The release of sterile male Medflies will not take place until AWM, CDFA, and USDA officials can determine the most appropriate target areas.

“We have the steriles readily available,” Atkins said.

Medfly quarantines surrounding El Cajon, Imperial Beach, and the Mira Mesa area of San Diego have recently been lifted.

A Medfly quarantine in Escondido is already in effect, and the detection of three additional Medflies in Escondido is expected to expand that quarantine area.

“This has just kind of been a nagging problem this year,” Atkins said.

Growers in the Medfly quarantine area will need to treat their crops weekly and have those treatments certified before the fruit can leave the quarantine area.

“They will be able to harvest if they’re not right in the core square mile,” Atkins said. “We’re working with the growers so they know when they have to begin treatments.”

Citrus fruit within the Asian citrus psyllid area must be commercially cleaned or sent to a packing house within the quarantine area.

Citrus nurseries will be able to sell within the quarantine area, but trees will require expensive screening and certification of freedom from disease before they can leave the quarantine area.

The Asian citrus psyllid feeds on leaf tissues, which causes distortion and leaf curling. Psyllid residue can be conducive to sooty mold which can damage a plant.

The Asian citrus psyllid is also a carrier of a bacteria which causes huanglongbing, which stunts and defoliates infected trees and also causes twigs to die, leaves and fruit to drop, and fruit which is bitter and inedible.

There is no known cure for huanglongbing, and infected trees must be removed as quickly as possible to prevent the spread of the disease.

Often nearby citrus trees are removed along with the infected tree. “That creates a market for the nurseries,” Atkins said. “It greatly reduces the number of nurseries, but those nurseries have a ready market.”

The 20-mile radius area reaches De Luz Road. “I’m hoping to keep De Luz out of it,” Atkins said of the quarantine.

Including one in northwest De Luz which is likely to be excluded from the quarantine area, the Fallbrook/De Luz area has four citrus-producing nurseries.

“They can sell within the quarantine area, but they’re going to have to meet restrictions even there,” Atkins said.

Atkins expects to hold community meetings regarding the quarantines.
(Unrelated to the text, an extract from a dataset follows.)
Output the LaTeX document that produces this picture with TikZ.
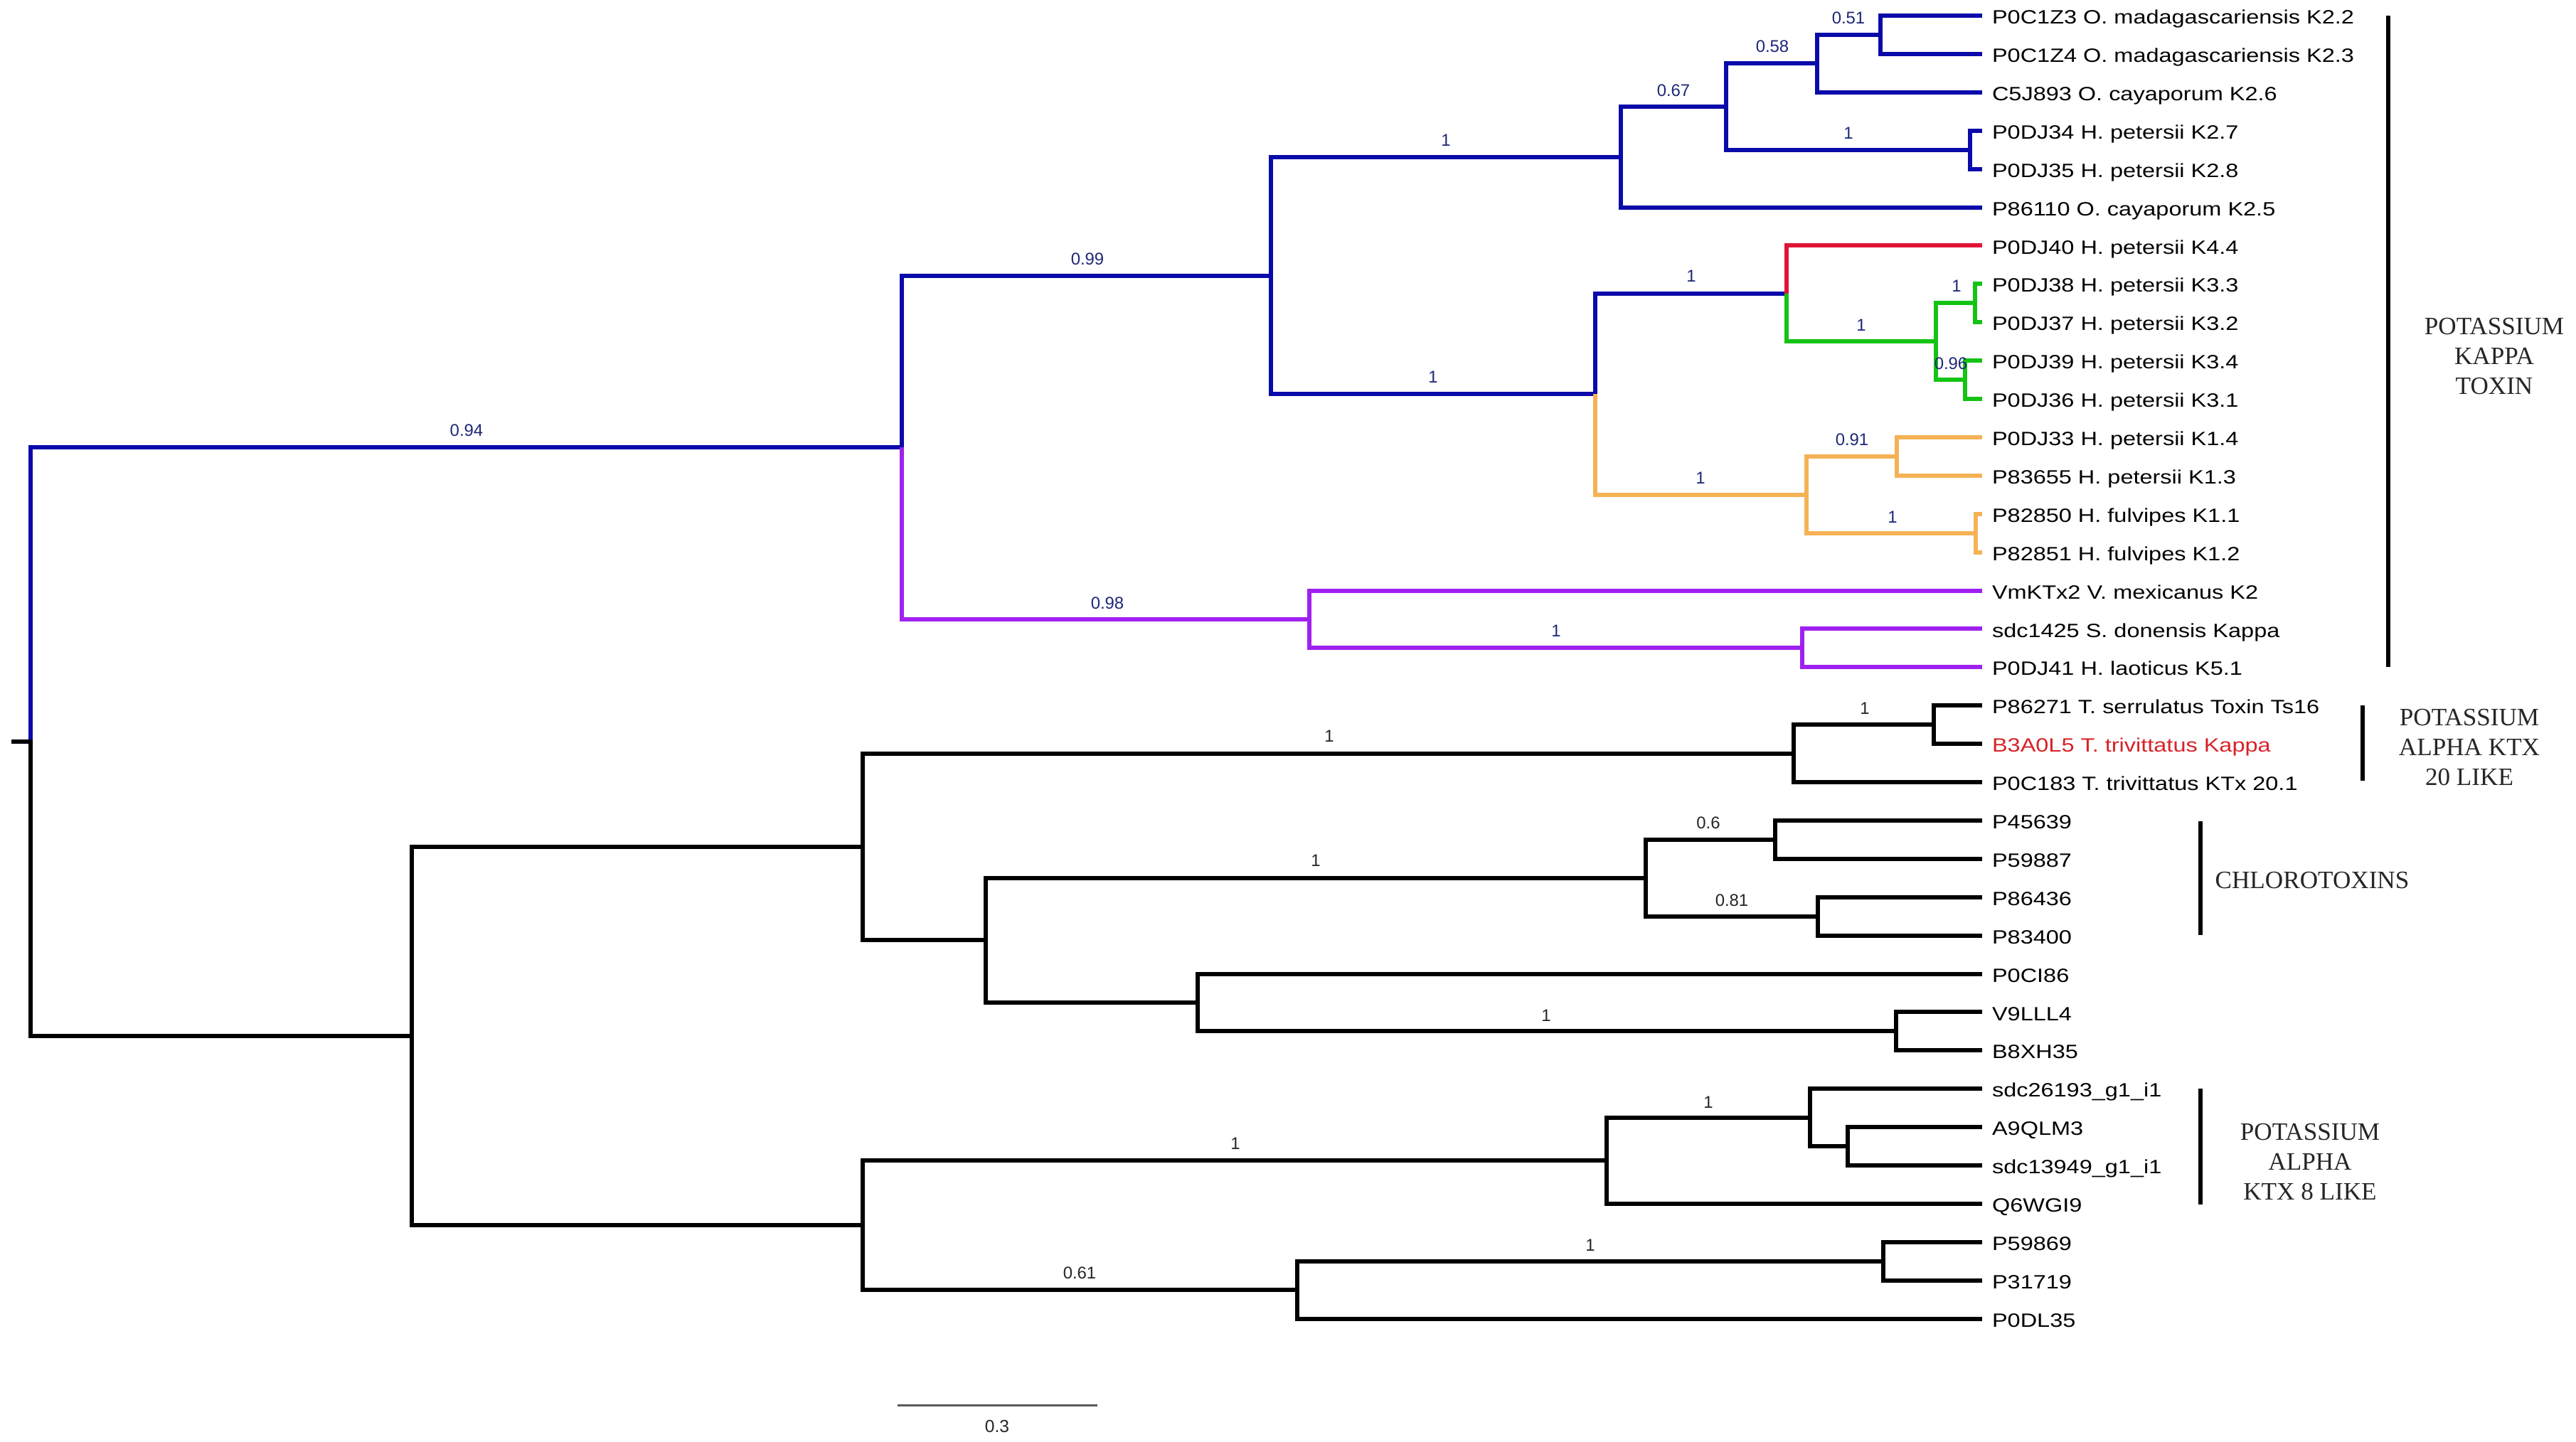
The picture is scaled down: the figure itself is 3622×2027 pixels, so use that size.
\documentclass[tikz,border=0pt]{standalone}
\usepackage{fontspec}
\setmainfont{Liberation Sans}
\newfontfamily\leaffont[FakeStretch=1.2]{Liberation Sans}
\newfontfamily\bsfont{Liberation Sans}
\newfontfamily\grpfont{Liberation Serif}
\usepackage{tikz}
\definecolor{kblue}{RGB}{10,10,170}
\definecolor{kpurple}{RGB}{160,32,240}
\definecolor{kgreen}{RGB}{20,195,20}
\definecolor{kred}{RGB}{225,20,55}
\definecolor{korange}{RGB}{245,178,85}
\definecolor{bsblue}{RGB}{30,40,120}
\definecolor{labred}{RGB}{215,35,40}
\tikzstyle{br} = [line width=0.6mm, line join=miter]
\tikzstyle{lab} = [text width=6cm, align=left, inner xsep=1.4mm, inner ysep=0pt, outer sep=0pt, text height=2.9mm, text depth=0.58mm, font=\leaffont\fontsize{7.7}{9}\selectfont]
\tikzstyle{bs} = [inner sep=0pt, font=\bsfont\fontsize{6.8}{8}\selectfont, text=bsblue]
\tikzstyle{bsb} = [bs, text=black!85]
\tikzstyle{grp} = [align=center, inner sep=0pt, font=\grpfont\fontsize{10}{12}\selectfont, text=black!85]
\tikzstyle{bar} = [line width=0.55mm]

\begin{document}
\begin{tikzpicture}[x=0.1mm,y=-0.1mm,node distance=5.39mm]
			\useasboundingbox (0,0) rectangle (3622,2027);
			\fill[white] (0,0) rectangle (3622,2027);
			% leaves
			\node[lab,anchor=west](l1) at (2787,22){P0C1Z3 O. madagascariensis K2.2};
			\node[lab,below of=l1](l2){P0C1Z4 O. madagascariensis K2.3};
			\node[lab,below of=l2](l3){C5J893 O. cayaporum K2.6};
			\node[lab,below of=l3](l4){P0DJ34 H. petersii K2.7};
			\node[lab,below of=l4](l5){P0DJ35 H. petersii K2.8};
			\node[lab,below of=l5](l6){P86110 O. cayaporum K2.5};
			\node[lab,below of=l6](l7){P0DJ40 H. petersii K4.4};
			\node[lab,below of=l7](l8){P0DJ38 H. petersii K3.3};
			\node[lab,below of=l8](l9){P0DJ37 H. petersii K3.2};
			\node[lab,below of=l9](l10){P0DJ39 H. petersii K3.4};
			\node[lab,below of=l10](l11){P0DJ36 H. petersii K3.1};
			\node[lab,below of=l11](l12){P0DJ33 H. petersii K1.4};
			\node[lab,below of=l12](l13){P83655 H. petersii K1.3};
			\node[lab,below of=l13](l14){P82850 H. fulvipes K1.1};
			\node[lab,below of=l14](l15){P82851 H. fulvipes K1.2};
			\node[lab,below of=l15](l16){VmKTx2 V. mexicanus K2};
			\node[lab,below of=l16](l17){sdc1425 S. donensis Kappa};
			\node[lab,below of=l17](l18){P0DJ41 H. laoticus K5.1};
			\node[lab,below of=l18](l19){P86271 T. serrulatus Toxin Ts16};
			\node[lab,below of=l19,text=labred](l20){B3A0L5 T. trivittatus Kappa};
			\node[lab,below of=l20](l21){P0C183 T. trivittatus KTx 20.1};
			\node[lab,below of=l21](l22){P45639};
			\node[lab,below of=l22](l23){P59887};
			\node[lab,below of=l23](l24){P86436};
			\node[lab,below of=l24](l25){P83400};
			\node[lab,below of=l25](l26){P0CI86};
			\node[lab,below of=l26](l27){V9LLL4};
			\node[lab,below of=l27](l28){B8XH35};
			\node[lab,below of=l28](l29){sdc26193\_g1\_i1};
			\node[lab,below of=l29](l30){A9QLM3};
			\node[lab,below of=l30](l31){sdc13949\_g1\_i1};
			\node[lab,below of=l31](l32){Q6WGI9};
			\node[lab,below of=l32](l33){P59869};
			\node[lab,below of=l33](l34){P31719};
			\node[lab,below of=l34](l35){P0DL35};

			% inner nodes
			\coordinate (stub) at (16,1043.2);
			\coordinate (root) at (43,1043.2);
			\coordinate (A) at (1268,629.2);
			\coordinate (B) at (1787,387.5);
			\coordinate (C) at (2279,220.8);
			\coordinate (D) at (2427,150);
			\coordinate (E) at (2555,89.4);
			\coordinate (F) at (2644,49);
			\coordinate (G) at (2770,210.7);
			\coordinate (H) at (2243,554.3);
			\coordinate (I) at (2512,412.8);
			\coordinate (J) at (2722,480.2);
			\coordinate (K) at (2777,426.3);
			\coordinate (L) at (2763,534);
			\coordinate (M) at (2540,695.8);
			\coordinate (N) at (2667,641.9);
			\coordinate (O) at (2778,749.7);
			\coordinate (P) at (1841,870.9);
			\coordinate (Q) at (2534,911.4);
			\coordinate (R) at (579,1457.1);
			\coordinate (S) at (1213,1191);
			\coordinate (T) at (2522,1059.6);
			\coordinate (U) at (2719,1019.2);
			\coordinate (V) at (1386,1322.4);
			\coordinate (W) at (2314,1234.8);
			\coordinate (X) at (1684,1410);
			\coordinate (Y) at (2496,1180.9);
			\coordinate (Z) at (2556,1288.7);
			\coordinate (AA) at (2666,1450.4);
			\coordinate (BB) at (1213,1723.2);
			\coordinate (CC) at (2259,1632.3);
			\coordinate (DD) at (1824,1814.2);
			\coordinate (EE) at (2545,1571.6);
			\coordinate (FF) at (2598,1612.1);
			\coordinate (GG) at (2648,1773.8);

			% kappa toxins
			\draw[br,kblue] (root) |- (A);
			\draw[br,kblue] (A) |- (B);
			\draw[br,kpurple] (A) |- (P);
			\draw[br,kblue] (B) |- (C) (B) |- (H);
			\draw[br,kblue] (C) |- (D) (C) |- (l6.west);
			\draw[br,kblue] (D) |- (E) (D) |- (G);
			\draw[br,kblue] (E) |- (F) (E) |- (l3.west);
			\draw[br,kblue] (F) |- (l1.west) (F) |- (l2.west);
			\draw[br,kblue] (G) |- (l4.west) (G) |- (l5.west);
			\draw[br,kblue] (H) |- (I);
			\draw[br,korange] (H) |- (M);
			\draw[br,kred] (I) |- (l7.west);
			\draw[br,kgreen] (I) |- (J);
			\draw[br,kgreen] (J) |- (K) (J) |- (L);
			\draw[br,kgreen] (K) |- (l8.west) (K) |- (l9.west);
			\draw[br,kgreen] (L) |- (l10.west) (L) |- (l11.west);
			\draw[br,korange] (M) |- (N) (M) |- (O);
			\draw[br,korange] (N) |- (l12.west) (N) |- (l13.west);
			\draw[br,korange] (O) |- (l14.west) (O) |- (l15.west);
			\draw[br,kpurple] (P) |- (l16.west) (P) |- (Q);
			\draw[br,kpurple] (Q) |- (l17.west) (Q) |- (l18.west);

			% black part
			\draw[br] (stub) -- (root) |- (R);
			\draw[br] (R) |- (S) (R) |- (BB);
			\draw[br] (S) |- (T) (S) |- (V);
			\draw[br] (T) |- (U) (T) |- (l21.west);
			\draw[br] (U) |- (l19.west) (U) |- (l20.west);
			\draw[br] (V) |- (W) (V) |- (X);
			\draw[br] (W) |- (Y) (W) |- (Z);
			\draw[br] (Y) |- (l22.west) (Y) |- (l23.west);
			\draw[br] (Z) |- (l24.west) (Z) |- (l25.west);
			\draw[br] (X) |- (l26.west) (X) |- (AA);
			\draw[br] (AA) |- (l27.west) (AA) |- (l28.west);
			\draw[br] (BB) |- (CC) (BB) |- (DD);
			\draw[br] (CC) |- (EE) (CC) |- (l32.west);
			\draw[br] (EE) |- (l29.west) (EE) |- (FF);
			\draw[br] (FF) |- (l30.west) (FF) |- (l31.west);
			\draw[br] (DD) |- (GG) (DD) |- (l35.west);
			\draw[br] (GG) |- (l33.west) (GG) |- (l34.west);

			% support values
			\node[bs](v1) at (656,605){0.94};
			\node[bs](v2) at (1529,364){0.99};
			\node[bs](v3) at (2033,197){1};
			\node[bs](v4) at (2015,530){1};
			\node[bs](v5) at (2353,127){0.67};
			\node[bs](v6) at (2492,65){0.58};
			\node[bs](v7) at (2599,25){0.51};
			\node[bs](v8) at (2599,187){1};
			\node[bs](v9) at (2378,388){1};
			\node[bs](v10) at (2617,457){1};
			\node[bs](v11) at (2751,402){1};
			\node[bs](v12) at (2743,511){0.96};
			\node[bs](v13) at (2391,672){1};
			\node[bs](v14) at (2604,618){0.91};
			\node[bs](v15) at (2661,727){1};
			\node[bs](v16) at (1557,848){0.98};
			\node[bs](v17) at (2188,887){1};
			\node[bsb](v18) at (1869,1035){1};
			\node[bsb](v19) at (2622,996){1};
			\node[bsb](v20) at (1850,1210){1};
			\node[bsb](v21) at (2402,1157){0.6};
			\node[bsb](v22) at (2435,1266){0.81};
			\node[bsb](v23) at (2174,1428){1};
			\node[bsb](v24) at (1737,1608){1};
			\node[bsb](v25) at (2402,1550){1};
			\node[bsb](v26) at (1518,1790){0.61};
			\node[bsb](v27) at (2236,1751){1};

			% groups
			\coordinate (g1a) at (3358,22);
			\coordinate (g1b) at (3358,938);
			\coordinate (g2a) at (3322,992);
			\coordinate (g2b) at (3322,1098);
			\coordinate (g3a) at (3094,1155);
			\coordinate (g3b) at (3094,1315);
			\coordinate (g4a) at (3094,1531);
			\coordinate (g4b) at (3094,1694);
			\draw[bar] (g1a)--(g1b);
			\draw[bar] (g2a)--(g2b);
			\draw[bar] (g3a)--(g3b);
			\draw[bar] (g4a)--(g4b);
			\node[grp](g1) at (3507,501){POTASSIUM\\KAPPA\\TOXIN};
			\node[grp](g2) at (3472,1051){POTASSIUM\\ALPHA KTX\\20 LIKE};
			\node[grp](g3) at (3251,1238){CHLOROTOXINS};
			\node[grp](g4) at (3248,1634){POTASSIUM\\ALPHA\\KTX 8 LIKE};

			% scale
			\coordinate (s1) at (1262,1976);
			\coordinate (s2) at (1543,1976);
			\draw[line width=0.3mm,black!65] (s1)--(s2);
			\node[bsb,anchor=base,font=\bsfont\fontsize{7}{8}\selectfont](s0) at (1402,2014){0.3};
			\end{tikzpicture}
\end{document}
CDFA has a San Marcos office which is being used for the Valley Center and Escondido quarantines, and there are currently no plans for a Fallbrook office as was the case during the 1999-2000 Mexican fruit fly quarantine.

According to San Diego County’s 2008 Crop Statistics and Annual Report, commercial farmers in the county produced 59,805 tons of avocados in 2008 with a crop value of $144,694,905 and 216,092 tons of citrus last year with a crop value of $64,586,235.